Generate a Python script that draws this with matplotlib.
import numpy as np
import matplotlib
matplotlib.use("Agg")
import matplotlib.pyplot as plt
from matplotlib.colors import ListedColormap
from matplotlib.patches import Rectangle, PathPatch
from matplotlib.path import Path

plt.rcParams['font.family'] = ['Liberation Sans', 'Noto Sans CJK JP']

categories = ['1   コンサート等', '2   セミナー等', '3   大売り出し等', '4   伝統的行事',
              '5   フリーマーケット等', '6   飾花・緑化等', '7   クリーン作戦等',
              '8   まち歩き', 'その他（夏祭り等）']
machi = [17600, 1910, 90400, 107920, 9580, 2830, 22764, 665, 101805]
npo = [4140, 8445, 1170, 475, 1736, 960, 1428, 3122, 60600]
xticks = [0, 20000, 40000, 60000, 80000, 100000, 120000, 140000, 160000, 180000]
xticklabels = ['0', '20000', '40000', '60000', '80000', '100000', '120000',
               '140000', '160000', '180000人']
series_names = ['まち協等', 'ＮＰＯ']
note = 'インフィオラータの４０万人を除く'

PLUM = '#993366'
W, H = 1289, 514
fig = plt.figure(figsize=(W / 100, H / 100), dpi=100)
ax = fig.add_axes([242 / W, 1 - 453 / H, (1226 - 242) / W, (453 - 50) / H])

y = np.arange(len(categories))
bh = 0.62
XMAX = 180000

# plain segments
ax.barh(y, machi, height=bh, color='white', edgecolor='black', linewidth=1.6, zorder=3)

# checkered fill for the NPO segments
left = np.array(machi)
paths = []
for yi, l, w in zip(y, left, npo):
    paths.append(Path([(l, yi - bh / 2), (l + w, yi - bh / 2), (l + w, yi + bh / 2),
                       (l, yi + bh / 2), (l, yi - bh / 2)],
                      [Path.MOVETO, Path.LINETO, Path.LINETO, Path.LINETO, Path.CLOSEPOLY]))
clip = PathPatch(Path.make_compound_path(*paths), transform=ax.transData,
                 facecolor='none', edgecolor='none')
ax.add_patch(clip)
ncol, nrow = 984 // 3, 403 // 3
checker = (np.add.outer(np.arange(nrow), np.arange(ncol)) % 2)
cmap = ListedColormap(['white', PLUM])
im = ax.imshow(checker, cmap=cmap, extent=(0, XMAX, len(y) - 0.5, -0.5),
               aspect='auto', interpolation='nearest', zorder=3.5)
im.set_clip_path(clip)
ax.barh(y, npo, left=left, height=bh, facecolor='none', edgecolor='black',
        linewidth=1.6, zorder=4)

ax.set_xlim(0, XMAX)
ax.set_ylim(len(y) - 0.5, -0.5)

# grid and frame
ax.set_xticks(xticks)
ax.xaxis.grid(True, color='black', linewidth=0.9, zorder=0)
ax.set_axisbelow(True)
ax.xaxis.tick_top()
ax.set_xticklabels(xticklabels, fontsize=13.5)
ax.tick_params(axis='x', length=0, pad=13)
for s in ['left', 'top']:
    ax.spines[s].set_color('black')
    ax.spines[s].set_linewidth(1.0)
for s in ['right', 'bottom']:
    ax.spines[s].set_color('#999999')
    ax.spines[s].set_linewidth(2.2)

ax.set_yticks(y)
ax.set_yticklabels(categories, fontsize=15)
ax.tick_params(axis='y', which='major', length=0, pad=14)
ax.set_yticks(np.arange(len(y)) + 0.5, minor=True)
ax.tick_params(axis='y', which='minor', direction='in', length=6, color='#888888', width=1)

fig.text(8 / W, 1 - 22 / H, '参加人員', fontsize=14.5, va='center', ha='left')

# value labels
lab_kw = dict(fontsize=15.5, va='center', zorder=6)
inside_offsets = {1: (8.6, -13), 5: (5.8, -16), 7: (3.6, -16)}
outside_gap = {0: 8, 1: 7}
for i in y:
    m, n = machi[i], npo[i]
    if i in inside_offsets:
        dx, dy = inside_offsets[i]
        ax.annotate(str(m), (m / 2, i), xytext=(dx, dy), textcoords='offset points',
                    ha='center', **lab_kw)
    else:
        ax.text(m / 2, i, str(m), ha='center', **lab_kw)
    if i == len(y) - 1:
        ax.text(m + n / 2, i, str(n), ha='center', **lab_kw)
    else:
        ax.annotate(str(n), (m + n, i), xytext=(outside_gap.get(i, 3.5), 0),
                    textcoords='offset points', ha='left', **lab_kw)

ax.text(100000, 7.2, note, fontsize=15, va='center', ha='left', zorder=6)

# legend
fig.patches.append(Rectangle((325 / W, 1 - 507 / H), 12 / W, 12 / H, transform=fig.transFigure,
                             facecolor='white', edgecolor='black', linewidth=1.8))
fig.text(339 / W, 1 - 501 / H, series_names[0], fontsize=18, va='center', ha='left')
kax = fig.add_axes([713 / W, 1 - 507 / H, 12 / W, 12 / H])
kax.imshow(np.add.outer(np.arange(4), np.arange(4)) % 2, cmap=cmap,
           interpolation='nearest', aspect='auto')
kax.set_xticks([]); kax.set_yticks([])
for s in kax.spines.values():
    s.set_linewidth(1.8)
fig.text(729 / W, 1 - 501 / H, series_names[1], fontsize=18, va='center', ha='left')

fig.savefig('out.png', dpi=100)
- - - - - - -
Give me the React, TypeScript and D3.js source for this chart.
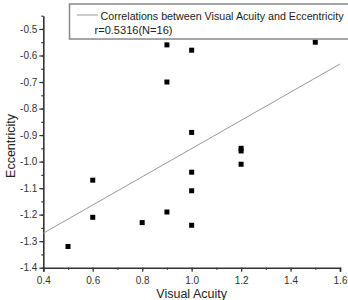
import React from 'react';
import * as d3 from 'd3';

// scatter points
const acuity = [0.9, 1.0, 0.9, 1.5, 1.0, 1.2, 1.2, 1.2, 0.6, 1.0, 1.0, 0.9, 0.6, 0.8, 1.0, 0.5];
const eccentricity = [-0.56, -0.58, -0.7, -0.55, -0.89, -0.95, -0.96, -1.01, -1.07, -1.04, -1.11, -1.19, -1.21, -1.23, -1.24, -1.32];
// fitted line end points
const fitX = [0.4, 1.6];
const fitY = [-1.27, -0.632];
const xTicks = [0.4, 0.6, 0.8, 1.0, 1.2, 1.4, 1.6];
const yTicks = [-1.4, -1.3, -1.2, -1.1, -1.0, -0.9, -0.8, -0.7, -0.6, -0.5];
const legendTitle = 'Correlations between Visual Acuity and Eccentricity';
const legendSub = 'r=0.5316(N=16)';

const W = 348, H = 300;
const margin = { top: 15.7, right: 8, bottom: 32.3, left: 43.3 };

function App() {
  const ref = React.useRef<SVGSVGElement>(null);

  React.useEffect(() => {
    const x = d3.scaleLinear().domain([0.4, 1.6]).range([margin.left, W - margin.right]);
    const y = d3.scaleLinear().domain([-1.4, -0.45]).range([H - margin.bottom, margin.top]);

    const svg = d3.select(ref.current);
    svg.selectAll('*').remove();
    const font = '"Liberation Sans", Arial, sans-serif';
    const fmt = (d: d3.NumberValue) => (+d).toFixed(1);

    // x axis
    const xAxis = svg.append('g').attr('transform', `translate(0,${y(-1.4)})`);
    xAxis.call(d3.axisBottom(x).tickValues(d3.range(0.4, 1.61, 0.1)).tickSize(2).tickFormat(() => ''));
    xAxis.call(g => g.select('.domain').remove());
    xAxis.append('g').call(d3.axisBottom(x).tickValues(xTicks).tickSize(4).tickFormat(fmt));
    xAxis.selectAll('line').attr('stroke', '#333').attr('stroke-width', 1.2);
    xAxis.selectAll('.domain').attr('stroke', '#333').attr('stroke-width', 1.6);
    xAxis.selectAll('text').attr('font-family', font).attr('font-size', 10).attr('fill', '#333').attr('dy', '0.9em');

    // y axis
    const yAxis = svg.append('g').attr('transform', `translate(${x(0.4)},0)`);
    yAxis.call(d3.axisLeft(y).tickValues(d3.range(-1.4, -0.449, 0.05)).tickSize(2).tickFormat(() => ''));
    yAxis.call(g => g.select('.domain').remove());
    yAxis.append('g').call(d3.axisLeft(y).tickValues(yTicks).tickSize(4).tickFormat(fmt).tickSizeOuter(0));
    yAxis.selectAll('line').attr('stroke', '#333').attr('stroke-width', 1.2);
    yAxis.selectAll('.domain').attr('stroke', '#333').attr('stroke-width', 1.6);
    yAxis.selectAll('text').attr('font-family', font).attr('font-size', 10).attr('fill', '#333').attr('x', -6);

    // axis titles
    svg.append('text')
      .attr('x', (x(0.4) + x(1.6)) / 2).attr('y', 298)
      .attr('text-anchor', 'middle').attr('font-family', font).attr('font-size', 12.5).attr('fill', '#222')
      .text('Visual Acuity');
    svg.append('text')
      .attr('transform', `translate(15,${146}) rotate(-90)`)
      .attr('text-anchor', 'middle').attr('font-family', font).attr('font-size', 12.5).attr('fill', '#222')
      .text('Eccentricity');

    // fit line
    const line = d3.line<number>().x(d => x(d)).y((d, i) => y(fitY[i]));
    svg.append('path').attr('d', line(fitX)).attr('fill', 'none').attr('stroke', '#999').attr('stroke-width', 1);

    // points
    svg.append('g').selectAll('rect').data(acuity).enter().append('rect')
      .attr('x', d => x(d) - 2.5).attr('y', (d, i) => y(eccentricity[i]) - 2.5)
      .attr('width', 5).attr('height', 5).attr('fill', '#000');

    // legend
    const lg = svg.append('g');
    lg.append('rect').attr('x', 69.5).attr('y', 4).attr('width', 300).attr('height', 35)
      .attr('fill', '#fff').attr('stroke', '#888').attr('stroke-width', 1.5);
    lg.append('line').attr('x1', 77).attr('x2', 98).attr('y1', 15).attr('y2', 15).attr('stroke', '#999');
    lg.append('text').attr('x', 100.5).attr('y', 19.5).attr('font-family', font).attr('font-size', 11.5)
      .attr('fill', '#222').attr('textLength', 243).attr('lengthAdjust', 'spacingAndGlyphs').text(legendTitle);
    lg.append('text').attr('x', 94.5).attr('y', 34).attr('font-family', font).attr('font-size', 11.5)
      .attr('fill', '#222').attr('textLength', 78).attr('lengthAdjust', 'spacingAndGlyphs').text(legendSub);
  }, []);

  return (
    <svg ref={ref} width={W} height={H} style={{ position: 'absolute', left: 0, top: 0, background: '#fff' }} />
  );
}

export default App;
- - - - - - -
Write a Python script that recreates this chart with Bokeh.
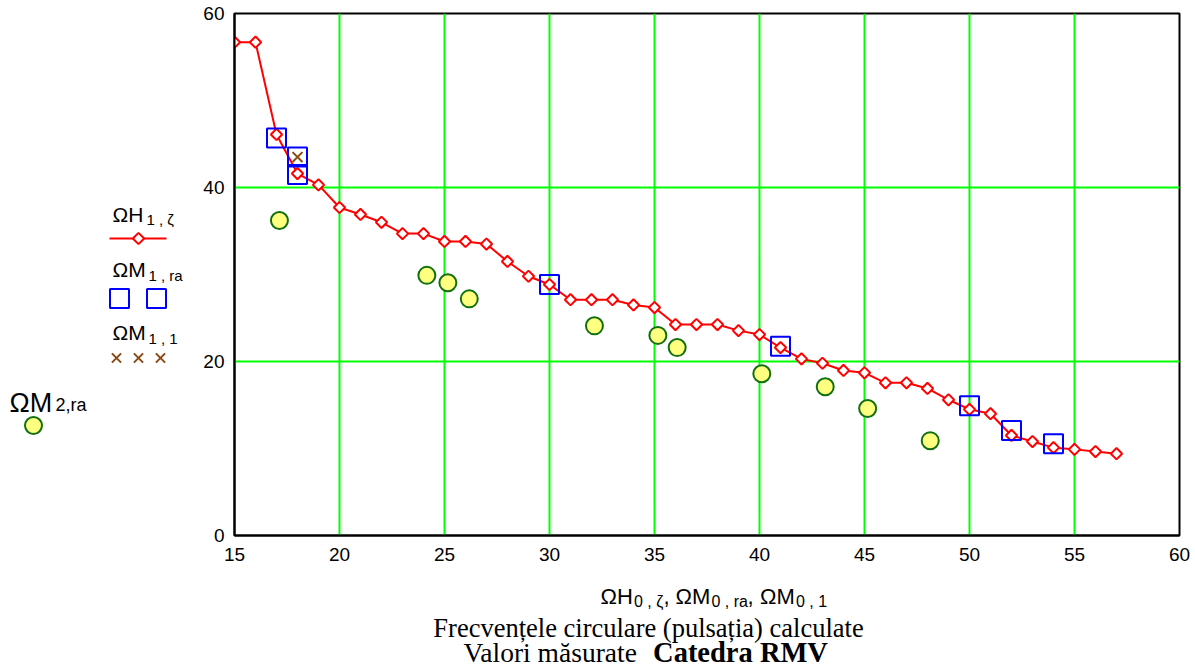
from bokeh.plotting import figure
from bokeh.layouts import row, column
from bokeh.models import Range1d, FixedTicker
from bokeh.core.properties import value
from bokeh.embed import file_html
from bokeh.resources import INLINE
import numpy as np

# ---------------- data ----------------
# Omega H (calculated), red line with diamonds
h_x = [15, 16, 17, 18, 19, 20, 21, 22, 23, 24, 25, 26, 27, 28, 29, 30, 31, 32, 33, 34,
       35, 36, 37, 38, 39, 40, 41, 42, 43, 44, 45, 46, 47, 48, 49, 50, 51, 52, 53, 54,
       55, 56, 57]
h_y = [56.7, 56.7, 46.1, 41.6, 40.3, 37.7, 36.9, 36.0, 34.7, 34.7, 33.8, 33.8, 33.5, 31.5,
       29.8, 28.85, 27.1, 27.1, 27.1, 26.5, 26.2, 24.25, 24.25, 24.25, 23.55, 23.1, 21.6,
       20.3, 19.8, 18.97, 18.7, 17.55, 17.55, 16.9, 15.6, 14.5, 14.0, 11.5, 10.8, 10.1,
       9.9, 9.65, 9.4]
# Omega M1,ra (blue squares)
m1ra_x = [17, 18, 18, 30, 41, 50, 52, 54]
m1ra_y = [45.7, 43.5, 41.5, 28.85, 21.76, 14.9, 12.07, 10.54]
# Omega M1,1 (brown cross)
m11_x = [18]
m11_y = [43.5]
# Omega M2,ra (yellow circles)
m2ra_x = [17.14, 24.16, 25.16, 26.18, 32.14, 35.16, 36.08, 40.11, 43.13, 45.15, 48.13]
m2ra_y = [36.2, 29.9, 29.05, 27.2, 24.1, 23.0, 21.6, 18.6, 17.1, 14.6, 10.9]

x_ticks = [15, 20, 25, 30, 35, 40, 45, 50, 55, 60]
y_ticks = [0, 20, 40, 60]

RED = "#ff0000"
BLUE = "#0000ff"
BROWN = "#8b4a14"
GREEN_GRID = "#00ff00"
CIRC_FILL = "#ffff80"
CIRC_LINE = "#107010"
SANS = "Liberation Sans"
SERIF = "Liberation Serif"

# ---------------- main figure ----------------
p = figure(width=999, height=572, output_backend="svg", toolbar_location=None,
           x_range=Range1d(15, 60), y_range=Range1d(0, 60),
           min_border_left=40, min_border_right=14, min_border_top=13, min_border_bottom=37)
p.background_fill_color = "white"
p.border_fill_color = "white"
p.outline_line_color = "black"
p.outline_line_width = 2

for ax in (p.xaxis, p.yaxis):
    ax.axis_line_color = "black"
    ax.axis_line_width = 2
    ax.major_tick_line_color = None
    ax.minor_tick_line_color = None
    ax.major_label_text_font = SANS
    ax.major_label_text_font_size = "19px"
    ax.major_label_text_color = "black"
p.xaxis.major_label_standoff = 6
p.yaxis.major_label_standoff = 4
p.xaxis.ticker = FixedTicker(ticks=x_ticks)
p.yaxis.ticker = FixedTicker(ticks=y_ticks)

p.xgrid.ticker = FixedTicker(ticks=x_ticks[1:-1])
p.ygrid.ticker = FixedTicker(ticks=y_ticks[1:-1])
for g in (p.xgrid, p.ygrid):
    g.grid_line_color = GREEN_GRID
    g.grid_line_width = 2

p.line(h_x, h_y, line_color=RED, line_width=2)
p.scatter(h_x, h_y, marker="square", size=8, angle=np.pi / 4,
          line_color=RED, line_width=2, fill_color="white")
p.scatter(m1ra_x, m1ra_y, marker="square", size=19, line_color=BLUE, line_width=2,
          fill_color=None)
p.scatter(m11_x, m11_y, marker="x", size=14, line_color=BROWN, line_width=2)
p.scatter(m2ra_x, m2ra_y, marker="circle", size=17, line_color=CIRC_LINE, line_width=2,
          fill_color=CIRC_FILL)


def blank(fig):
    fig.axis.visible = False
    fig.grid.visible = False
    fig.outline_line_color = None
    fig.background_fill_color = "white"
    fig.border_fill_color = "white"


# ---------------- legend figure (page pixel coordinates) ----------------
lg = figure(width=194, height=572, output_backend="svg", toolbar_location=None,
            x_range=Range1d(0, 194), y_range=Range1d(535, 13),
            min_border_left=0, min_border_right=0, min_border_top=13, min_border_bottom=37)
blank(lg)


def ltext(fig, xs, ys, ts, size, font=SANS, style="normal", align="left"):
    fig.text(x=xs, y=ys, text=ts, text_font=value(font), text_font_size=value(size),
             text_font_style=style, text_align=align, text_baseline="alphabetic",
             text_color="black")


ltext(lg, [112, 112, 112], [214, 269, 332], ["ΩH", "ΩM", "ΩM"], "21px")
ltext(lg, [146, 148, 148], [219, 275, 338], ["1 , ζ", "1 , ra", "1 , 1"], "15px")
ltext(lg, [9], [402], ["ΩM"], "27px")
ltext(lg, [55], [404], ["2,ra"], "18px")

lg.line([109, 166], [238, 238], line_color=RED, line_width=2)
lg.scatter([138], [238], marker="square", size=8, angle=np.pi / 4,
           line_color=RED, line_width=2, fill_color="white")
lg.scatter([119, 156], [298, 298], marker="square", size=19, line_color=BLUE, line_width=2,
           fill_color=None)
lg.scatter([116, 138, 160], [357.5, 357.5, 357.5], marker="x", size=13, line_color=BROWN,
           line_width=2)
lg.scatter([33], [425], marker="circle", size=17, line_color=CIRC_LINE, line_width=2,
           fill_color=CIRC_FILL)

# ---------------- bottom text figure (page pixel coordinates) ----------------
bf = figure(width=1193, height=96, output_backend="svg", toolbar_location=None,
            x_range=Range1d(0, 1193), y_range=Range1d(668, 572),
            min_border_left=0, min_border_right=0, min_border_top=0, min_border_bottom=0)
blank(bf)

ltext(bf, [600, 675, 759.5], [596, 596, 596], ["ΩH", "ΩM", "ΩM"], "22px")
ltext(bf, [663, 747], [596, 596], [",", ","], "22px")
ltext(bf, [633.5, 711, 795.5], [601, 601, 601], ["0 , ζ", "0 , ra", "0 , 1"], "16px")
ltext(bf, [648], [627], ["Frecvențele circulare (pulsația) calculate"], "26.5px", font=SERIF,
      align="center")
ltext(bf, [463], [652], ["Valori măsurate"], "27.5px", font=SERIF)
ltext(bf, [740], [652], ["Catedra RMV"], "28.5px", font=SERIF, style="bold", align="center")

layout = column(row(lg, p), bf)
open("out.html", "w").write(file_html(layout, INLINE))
- - - - - - -
DIRECTIVE: Return, unchanged, the run of lines above that opens with the line containing "Generate a Python" and closes with the line containing "plt.rcParams['font.family'] = ['Liberation". Include both.

FULL OUTPUT:
Generate a Python script that draws this with matplotlib.
import numpy as np
import matplotlib
matplotlib.use("Agg")
import matplotlib.pyplot as plt
from matplotlib.colors import ListedColormap
from matplotlib.patches import Rectangle, PathPatch
from matplotlib.path import Path

plt.rcParams['font.family'] = ['Liberation Sans', 'Noto Sans CJK JP']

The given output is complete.